Clarissa is vegan and hates violence of any kind. Will Cokie and Clarissa survive?
A mashup of pop culture hits like Daria, Mean Girls, and Shaun of the Dead, VEGAN TEENAGE ZOMBIE HUNTRESS will have you on the edge of your seat until the very end.
G.G. Silverman lives north of Seattle with her husband and dog, both of whom are ridiculously adorable. When she isn’t writing, she loves to explore the mossy woods and wind-swept coast of the Pacific Northwest, which provide moody inspiration for all her stories. She also enjoys bouts of inappropriate laughter, and hates wind chimes because they remind her of horror movies.

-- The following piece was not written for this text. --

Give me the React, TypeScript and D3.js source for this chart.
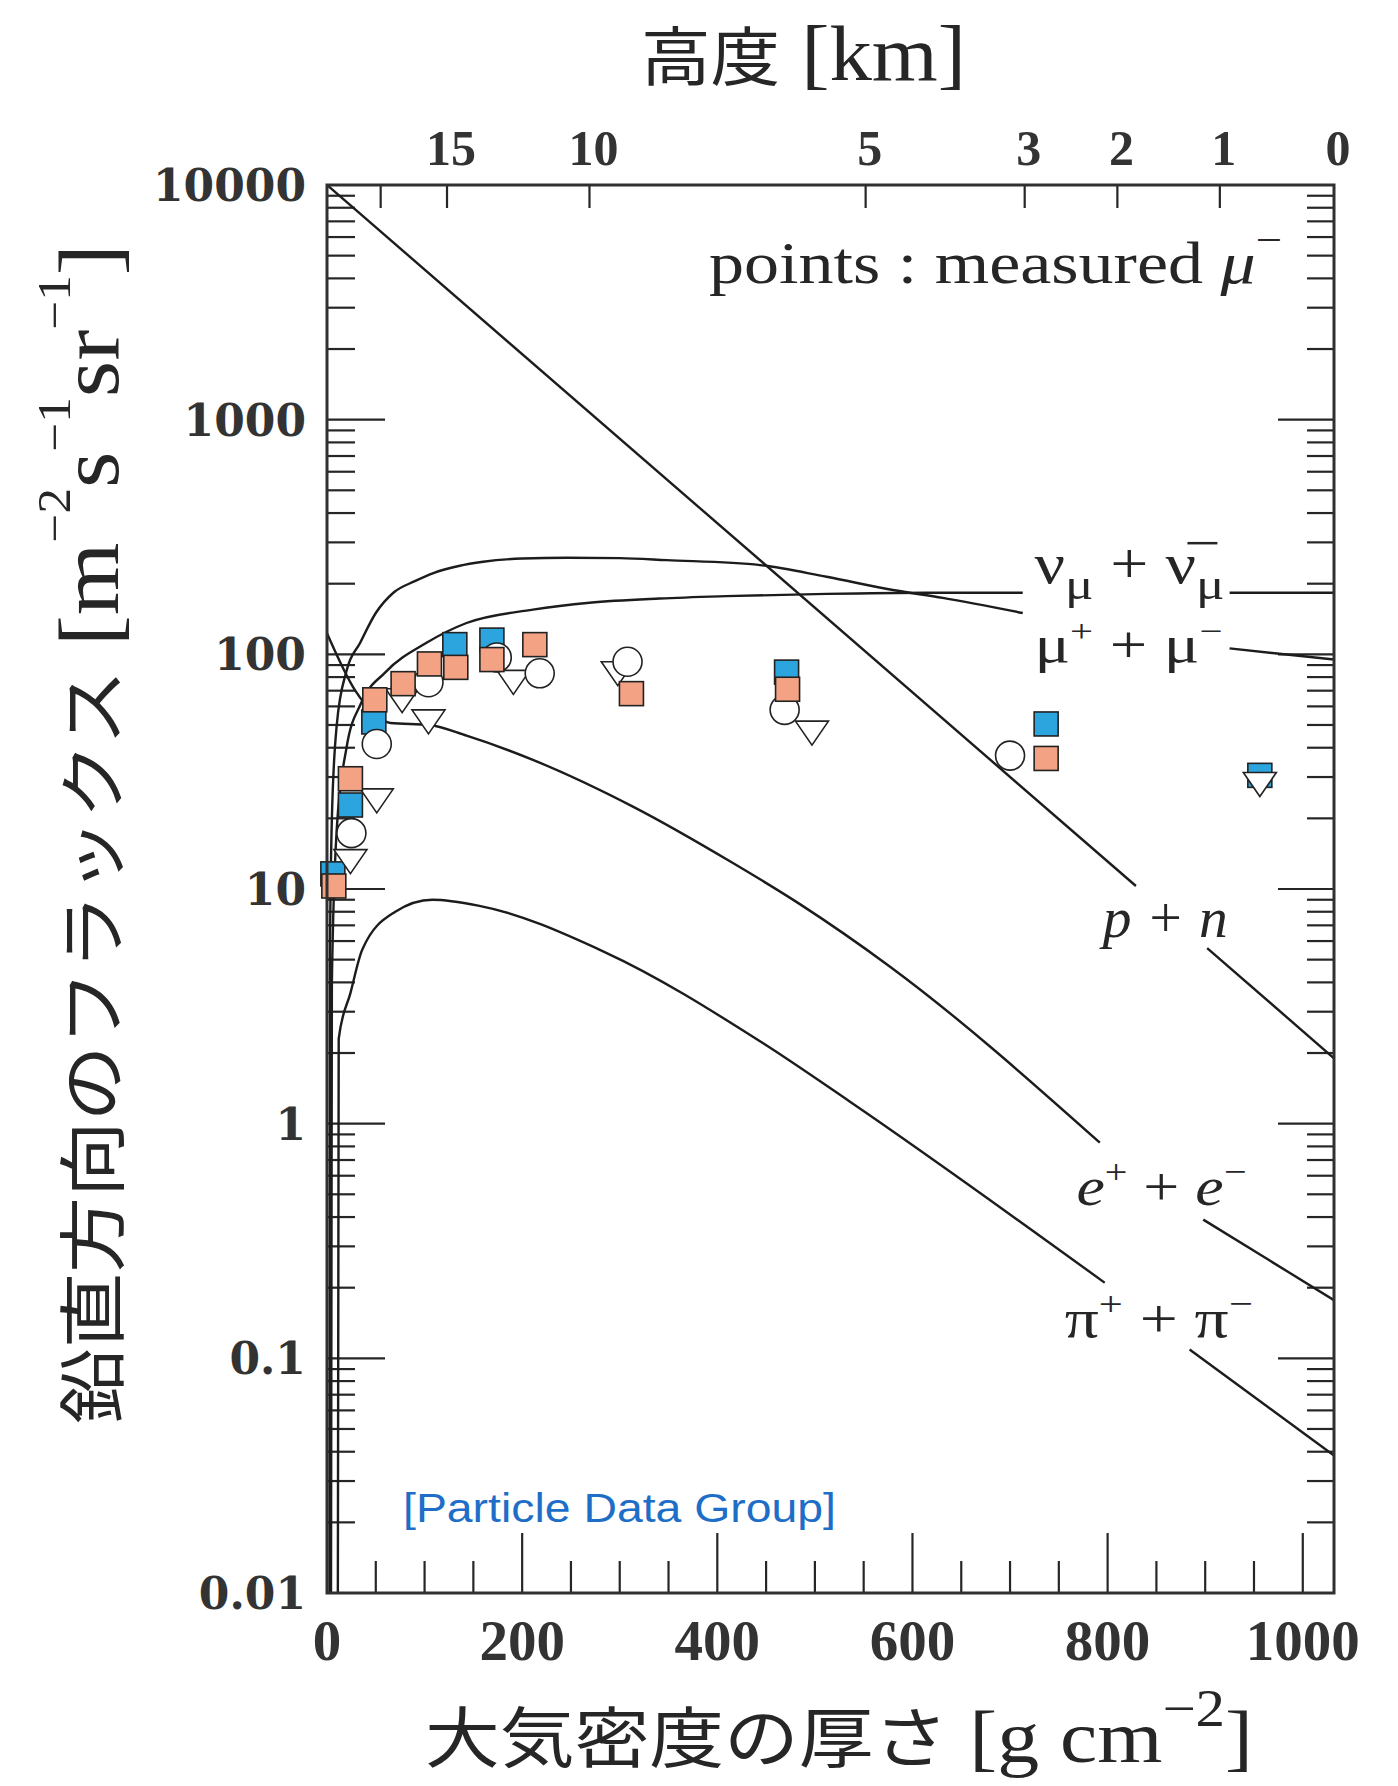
import React, { useEffect, useRef } from 'react';
import * as d3 from 'd3';

const WIDTH = 1398;
const HEIGHT = 1786;
const plot = { left: 327, right: 1334, top: 185, bottom: 1593 };

// bottom axis: atmospheric depth [g cm^-2]
const depthMax = 1032;
const depthLabels = [0, 200, 400, 600, 800, 1000];
// top axis: altitude [km] and the depth where it sits
const altitudeKm = [20, 15, 10, 5, 3, 2, 1, 0];
const altitudeDepth = [55, 123, 269, 552, 715, 810, 915, 1032];
const altitudeShown = [false, true, true, true, true, true, true, true];
// left axis: vertical flux
const fluxLabels = [0.01, 0.1, 1, 10, 100, 1000, 10000];
const fluxLabelText = ['0.01', '0.1', '1', '10', '100', '1000', '10000'];

// model curves [depth, flux], split where the label cuts the line
const nucleons = [
  [[0, 10000], [829, 10.3]],
  [[902, 5.6], [1032, 1.9]],
];
const muons = [
  [[2.5, 0.005], [3, 5], [5, 20], [10, 50], [20, 85], [34, 112], [50, 150], [68, 183], [90, 205], [109, 222], [135, 238], [160, 248], [200, 256], [246, 258], [300, 257], [348, 252], [444, 240], [512, 214], [580, 188], [631, 174], [713, 150]],
  [[925, 106], [1032, 95]],
];
const neutrinos = [
  [[4, 0.005], [5, 4], [10, 18], [20, 40], [35, 62], [60, 84], [102, 112], [143, 136], [211, 155], [269, 166], [341, 173], [409, 177], [512, 181], [614, 183], [713, 183]],
  [[925, 183], [1032, 183]],
];
const electrons = [
  [[0, 123], [29, 70], [48, 56], [65, 51], [105, 50], [143, 45], [211, 35.5], [313, 22.5], [416, 12.9], [485, 8.6], [576, 4.7], [792, 0.83]],
  [[898, 0.39], [1032, 0.177]],
];
const pions = [
  [[11, 0.005], [12, 2.3], [24, 3.6], [36, 5.5], [70, 8.0], [108, 9.0], [155, 8.5], [284, 5.4], [447, 2.2], [536, 1.24], [797, 0.21]],
  [[884, 0.109], [1032, 0.0385]],
];

// measured mu- points
const muSalmon = [[7, 10.3], [24, 29.5], [49, 64], [78, 75], [105, 91], [132, 88], [169, 95], [213, 110], [312, 68], [472, 71], [737, 36]];
const muBlue = [[6, 11.6], [24, 22.8], [48, 51.5], [131, 110], [169, 115], [471, 84], [737, 50.5], [956, 30.5]];
const muCircle = [[25, 17.3], [51, 41.5], [104, 76], [174, 97], [218, 83], [308, 93], [469, 58], [700, 37]];
const muTriangle = [[24, 13.6], [51, 24.7], [77, 66], [104, 53.6], [191, 79], [298, 86], [497, 48], [956, 29]];

const serif = '"Liberation Serif", "Times New Roman", serif';
const cjk = '"Noto Sans CJK JP", "Noto Sans", sans-serif';
const sans = '"Liberation Sans", Arial, sans-serif';
const ink = '#262626';

type Part = { t: string; size: number; dy?: number; italic?: boolean; font?: string };

// curve labels, anchored in data units
const curveLabels: { depth: number; flux: number; width: number; parts: Part[] }[] = [
  { depth: 725, flux: 201, width: 190, parts: [{ t: 'ν', size: 56 }, { t: 'μ', size: 44, dy: 16 }, { t: ' + ν', size: 56, dy: -16 }, { t: 'μ', size: 44, dy: 16 }] },
  { depth: 725, flux: 93, width: 188, parts: [{ t: 'μ', size: 52 }, { t: '+', size: 32, dy: -20 }, { t: ' + μ', size: 52, dy: 20 }, { t: '−', size: 32, dy: -20 }] },
  { depth: 795, flux: 6.25, width: 125, parts: [{ t: 'p + n', size: 58, italic: true }] },
  { depth: 768, flux: 0.451, width: 170, parts: [{ t: 'e', size: 54, italic: true }, { t: '+', size: 34, dy: -22 }, { t: ' + ', size: 54, dy: 22 }, { t: 'e', size: 54, italic: true }, { t: '−', size: 34, dy: -22 }] },
  { depth: 756, flux: 0.1236, width: 188, parts: [{ t: 'π', size: 54 }, { t: '+', size: 34, dy: -22 }, { t: ' + π', size: 54, dy: 22 }, { t: '−', size: 34, dy: -22 }] },
];

function addText(parent: any, parts: Part[], x: number, y: number, width?: number, fill = ink) {
  const t = parent.append('text').attr('x', x).attr('y', y).attr('fill', fill).attr('font-family', serif);
  if (width) t.attr('textLength', width).attr('lengthAdjust', 'spacingAndGlyphs');
  parts.forEach((p) => {
    const s = t.append('tspan').attr('font-size', p.size).text(p.t);
    if (p.dy) s.attr('dy', p.dy);
    if (p.italic) s.attr('font-style', 'italic');
    if (p.font) s.attr('font-family', p.font);
  });
  return t;
}

const App = () => {
  const svgRef = useRef<SVGSVGElement>(null);

  useEffect(() => {
    const svg = d3.select(svgRef.current);
    svg.selectAll('*').remove();

    const x = d3.scaleLinear().domain([0, depthMax]).range([plot.left, plot.right]);
    const y = d3.scaleLog().domain([0.01, 10000]).range([plot.bottom, plot.top]);

    svg.append('rect').attr('width', WIDTH).attr('height', HEIGHT).attr('fill', '#fff');
    svg.append('defs').append('clipPath').attr('id', 'plotClip')
      .append('rect')
      .attr('x', plot.left).attr('y', plot.top)
      .attr('width', plot.right - plot.left).attr('height', plot.bottom - plot.top);

    // ticks
    const ticks = svg.append('g').attr('stroke', ink).attr('stroke-width', 2.2);
    y.ticks().forEach((v) => {
      const lg = Math.log10(v);
      const major = Math.abs(lg - Math.round(lg)) < 1e-6;
      const yy = y(v);
      ticks.append('line').attr('x1', plot.left).attr('x2', plot.left + (major ? 58 : 28)).attr('y1', yy).attr('y2', yy);
      ticks.append('line').attr('x1', plot.right).attr('x2', plot.right - (major ? 56 : 27)).attr('y1', yy).attr('y2', yy);
    });
    d3.range(50, 1001, 50).forEach((d) => {
      const major = d % 200 === 0;
      ticks.append('line').attr('x1', x(d)).attr('x2', x(d))
        .attr('y1', plot.bottom).attr('y2', plot.bottom - (major ? 60 : 32));
    });
    altitudeDepth.forEach((d) => {
      if (d >= depthMax) return;
      ticks.append('line').attr('x1', x(d)).attr('x2', x(d))
        .attr('y1', plot.top).attr('y2', plot.top + 23);
    });

    // curves
    const line = d3.line<number[]>().x((d) => x(d[0])).y((d) => y(d[1])).curve(d3.curveMonotoneX);
    const curves = svg.append('g').attr('clip-path', 'url(#plotClip)')
      .attr('fill', 'none').attr('stroke', '#1c1c1c').attr('stroke-width', 2.4);
    [nucleons, muons, neutrinos, electrons, pions].forEach((curve) => {
      curve.forEach((piece) => curves.append('path').attr('d', line(piece as number[][])));
    });

    // measured points
    const pts = svg.append('g').attr('stroke', '#222').attr('stroke-width', 1.6);
    muBlue.forEach(([d, v]) => {
      pts.append('rect').attr('x', x(d) - 12).attr('y', y(v) - 12).attr('width', 24).attr('height', 24).attr('fill', '#2ca4de');
    });
    muTriangle.forEach(([d, v]) => {
      const cx = x(d), cy = y(v), w = 33, h = 24;
      pts.append('path')
        .attr('d', `M${cx - w / 2},${cy - h / 3}L${cx + w / 2},${cy - h / 3}L${cx},${cy + (2 * h) / 3}Z`)
        .attr('fill', '#fff');
    });
    muCircle.forEach(([d, v]) => {
      pts.append('circle').attr('cx', x(d)).attr('cy', y(v)).attr('r', 14.5).attr('fill', '#fff');
    });
    muSalmon.forEach(([d, v]) => {
      pts.append('rect').attr('x', x(d) - 12).attr('y', y(v) - 12).attr('width', 24).attr('height', 24).attr('fill', '#f3a283');
    });

    // frame
    svg.append('rect')
      .attr('x', plot.left).attr('y', plot.top)
      .attr('width', plot.right - plot.left).attr('height', plot.bottom - plot.top)
      .attr('fill', 'none').attr('stroke', '#303030').attr('stroke-width', 3);

    // tick labels
    fluxLabels.forEach((v, i) => {
      svg.append('text').attr('x', 306).attr('y', y(v) + 16)
        .attr('text-anchor', 'end').attr('font-family', '"DejaVu Serif", serif')
        .attr('font-weight', 'bold').attr('font-size', 44).attr('fill', '#333')
        .text(fluxLabelText[i]);
    });
    depthLabels.forEach((d) => {
      svg.append('text').attr('x', x(d)).attr('y', 1660)
        .attr('text-anchor', 'middle').attr('font-family', serif)
        .attr('font-weight', 'bold').attr('font-size', 57).attr('fill', '#333')
        .text(d);
    });
    altitudeKm.forEach((km, i) => {
      if (!altitudeShown[i]) return;
      svg.append('text').attr('x', x(altitudeDepth[i]) + 4).attr('y', 165)
        .attr('text-anchor', 'middle').attr('font-family', serif)
        .attr('font-weight', 'bold').attr('font-size', 50).attr('fill', '#333')
        .text(km);
    });

    // curve labels
    curveLabels.forEach((lab, i) => {
      const lx = x(lab.depth), ly = y(lab.flux);
      addText(svg, lab.parts, lx, ly, lab.width);
      if (i === 0) {
        // bar of the anti-neutrino
        svg.append('line').attr('x1', lx + 153).attr('x2', lx + 183)
          .attr('y1', ly - 40).attr('y2', ly - 40).attr('stroke', ink).attr('stroke-width', 2.5);
      }
    });

    addText(svg, [{ t: 'points : measured ', size: 60 }, { t: 'μ', size: 60, italic: true }, { t: '−', size: 40, dy: -30 }], 709, 283, 573);

    // titles
    addText(svg, [{ t: '高度', size: 64, font: cjk }, { t: ' [km]', size: 78 }], 641, 80, 325);
    addText(svg, [
      { t: '大気密度の厚さ', size: 66, font: cjk },
      { t: ' [g cm', size: 74 },
      { t: '−2', size: 52, dy: -36 },
      { t: ']', size: 74, dy: 36 },
    ], 425, 1762, 828);
    const yTitle = svg.append('g').attr('transform', 'translate(118,1424) rotate(-90)');
    addText(yTitle, [
      { t: '鉛直方向のフラックス', size: 68, font: cjk },
      { t: ' [m', size: 84 },
      { t: '−2', size: 46, dy: -48 },
      { t: 's', size: 84, dy: 48 },
      { t: '−1', size: 46, dy: -48 },
      { t: 'sr', size: 84, dy: 48 },
      { t: '−1', size: 46, dy: -48 },
      { t: ']', size: 84, dy: 48 },
    ], 0, 0, 1180);

    addText(svg, [{ t: '[Particle Data Group]', size: 40, font: sans }], 403, 1522, 433, '#1e6ec8');
  }, []);

  return (
    <svg
      ref={svgRef}
      width={WIDTH}
      height={HEIGHT}
      style={{ position: 'absolute', left: 0, top: 0, display: 'block' }}
    />
  );
};

export default App;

Ms. Silverman has won three short story awards. She is a member of SCBWI and PNWA, and has also served as a judge for the 2013 PNWA Literary Contest, for the short story category.
From Clarissa's opening monologue, a funny tirade on why she thinks prom is bad for girls and why she wants to stop it.
Vegan Teenage Zombie Huntress
I never intended to become a zombie huntress; I had only intended to protest prom, high school’s last bastion of patriarchal society. I felt bad for the girls in my school, who flocked to prom like it was the second coming of Christ, complete with double-rainbows and unicorns.